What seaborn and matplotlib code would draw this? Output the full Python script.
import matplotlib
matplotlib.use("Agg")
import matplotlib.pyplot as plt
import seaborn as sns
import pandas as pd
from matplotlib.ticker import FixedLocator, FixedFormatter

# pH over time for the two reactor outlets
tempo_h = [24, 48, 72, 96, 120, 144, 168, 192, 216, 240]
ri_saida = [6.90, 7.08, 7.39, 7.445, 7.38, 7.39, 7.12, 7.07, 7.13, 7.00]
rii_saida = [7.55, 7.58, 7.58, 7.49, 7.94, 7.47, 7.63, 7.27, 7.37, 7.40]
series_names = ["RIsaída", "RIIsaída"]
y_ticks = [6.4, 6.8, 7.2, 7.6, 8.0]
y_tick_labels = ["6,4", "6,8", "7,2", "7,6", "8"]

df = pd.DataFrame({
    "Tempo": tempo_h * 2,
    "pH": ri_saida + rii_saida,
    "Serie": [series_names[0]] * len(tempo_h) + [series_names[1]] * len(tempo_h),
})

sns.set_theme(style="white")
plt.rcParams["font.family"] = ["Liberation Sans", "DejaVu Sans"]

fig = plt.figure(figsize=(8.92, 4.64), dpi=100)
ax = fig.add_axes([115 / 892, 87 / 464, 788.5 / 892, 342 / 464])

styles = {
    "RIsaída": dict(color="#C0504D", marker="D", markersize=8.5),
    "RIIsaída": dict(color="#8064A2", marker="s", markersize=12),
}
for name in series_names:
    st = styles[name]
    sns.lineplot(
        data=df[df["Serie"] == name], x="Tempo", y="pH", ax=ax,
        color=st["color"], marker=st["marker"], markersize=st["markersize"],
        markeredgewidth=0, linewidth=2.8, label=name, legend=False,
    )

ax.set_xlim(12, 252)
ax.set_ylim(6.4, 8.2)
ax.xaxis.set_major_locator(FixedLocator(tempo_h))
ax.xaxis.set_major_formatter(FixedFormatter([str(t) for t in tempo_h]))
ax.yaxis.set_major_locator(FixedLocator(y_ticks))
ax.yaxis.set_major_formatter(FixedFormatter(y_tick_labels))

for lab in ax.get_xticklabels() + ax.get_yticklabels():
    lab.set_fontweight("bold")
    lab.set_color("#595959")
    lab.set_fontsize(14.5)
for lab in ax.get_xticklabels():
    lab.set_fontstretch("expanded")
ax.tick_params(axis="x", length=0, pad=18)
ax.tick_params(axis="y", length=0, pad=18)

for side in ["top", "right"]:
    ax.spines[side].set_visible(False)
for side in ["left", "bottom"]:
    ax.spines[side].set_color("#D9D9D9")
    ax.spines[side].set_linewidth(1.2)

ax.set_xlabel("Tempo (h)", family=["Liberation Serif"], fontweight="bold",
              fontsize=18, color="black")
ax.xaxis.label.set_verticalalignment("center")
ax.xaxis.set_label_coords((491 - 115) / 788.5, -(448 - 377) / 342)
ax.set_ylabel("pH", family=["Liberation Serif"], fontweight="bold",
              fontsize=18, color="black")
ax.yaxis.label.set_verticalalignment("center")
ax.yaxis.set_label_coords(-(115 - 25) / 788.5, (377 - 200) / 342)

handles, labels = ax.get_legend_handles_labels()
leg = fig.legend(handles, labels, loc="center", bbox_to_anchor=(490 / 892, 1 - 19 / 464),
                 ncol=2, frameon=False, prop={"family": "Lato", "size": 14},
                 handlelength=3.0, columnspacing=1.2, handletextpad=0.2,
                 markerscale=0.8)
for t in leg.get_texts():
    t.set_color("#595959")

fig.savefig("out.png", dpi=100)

**Job:**
Set down the listing above in full, please, exactly as it appears.

**Reply:**
What seaborn and matplotlib code would draw this? Output the full Python script.
import matplotlib
matplotlib.use("Agg")
import matplotlib.pyplot as plt
import seaborn as sns
import pandas as pd
from matplotlib.ticker import FixedLocator, FixedFormatter

# pH over time for the two reactor outlets
tempo_h = [24, 48, 72, 96, 120, 144, 168, 192, 216, 240]
ri_saida = [6.90, 7.08, 7.39, 7.445, 7.38, 7.39, 7.12, 7.07, 7.13, 7.00]
rii_saida = [7.55, 7.58, 7.58, 7.49, 7.94, 7.47, 7.63, 7.27, 7.37, 7.40]
series_names = ["RIsaída", "RIIsaída"]
y_ticks = [6.4, 6.8, 7.2, 7.6, 8.0]
y_tick_labels = ["6,4", "6,8", "7,2", "7,6", "8"]

df = pd.DataFrame({
    "Tempo": tempo_h * 2,
    "pH": ri_saida + rii_saida,
    "Serie": [series_names[0]] * len(tempo_h) + [series_names[1]] * len(tempo_h),
})

sns.set_theme(style="white")
plt.rcParams["font.family"] = ["Liberation Sans", "DejaVu Sans"]

fig = plt.figure(figsize=(8.92, 4.64), dpi=100)
ax = fig.add_axes([115 / 892, 87 / 464, 788.5 / 892, 342 / 464])

styles = {
    "RIsaída": dict(color="#C0504D", marker="D", markersize=8.5),
    "RIIsaída": dict(color="#8064A2", marker="s", markersize=12),
}
for name in series_names:
    st = styles[name]
    sns.lineplot(
        data=df[df["Serie"] == name], x="Tempo", y="pH", ax=ax,
        color=st["color"], marker=st["marker"], markersize=st["markersize"],
        markeredgewidth=0, linewidth=2.8, label=name, legend=False,
    )

ax.set_xlim(12, 252)
ax.set_ylim(6.4, 8.2)
ax.xaxis.set_major_locator(FixedLocator(tempo_h))
ax.xaxis.set_major_formatter(FixedFormatter([str(t) for t in tempo_h]))
ax.yaxis.set_major_locator(FixedLocator(y_ticks))
ax.yaxis.set_major_formatter(FixedFormatter(y_tick_labels))

for lab in ax.get_xticklabels() + ax.get_yticklabels():
    lab.set_fontweight("bold")
    lab.set_color("#595959")
    lab.set_fontsize(14.5)
for lab in ax.get_xticklabels():
    lab.set_fontstretch("expanded")
ax.tick_params(axis="x", length=0, pad=18)
ax.tick_params(axis="y", length=0, pad=18)

for side in ["top", "right"]:
    ax.spines[side].set_visible(False)
for side in ["left", "bottom"]:
    ax.spines[side].set_color("#D9D9D9")
    ax.spines[side].set_linewidth(1.2)

ax.set_xlabel("Tempo (h)", family=["Liberation Serif"], fontweight="bold",
              fontsize=18, color="black")
ax.xaxis.label.set_verticalalignment("center")
ax.xaxis.set_label_coords((491 - 115) / 788.5, -(448 - 377) / 342)
ax.set_ylabel("pH", family=["Liberation Serif"], fontweight="bold",
              fontsize=18, color="black")
ax.yaxis.label.set_verticalalignment("center")
ax.yaxis.set_label_coords(-(115 - 25) / 788.5, (377 - 200) / 342)

handles, labels = ax.get_legend_handles_labels()
leg = fig.legend(handles, labels, loc="center", bbox_to_anchor=(490 / 892, 1 - 19 / 464),
                 ncol=2, frameon=False, prop={"family": "Lato", "size": 14},
                 handlelength=3.0, columnspacing=1.2, handletextpad=0.2,
                 markerscale=0.8)
for t in leg.get_texts():
    t.set_color("#595959")

fig.savefig("out.png", dpi=100)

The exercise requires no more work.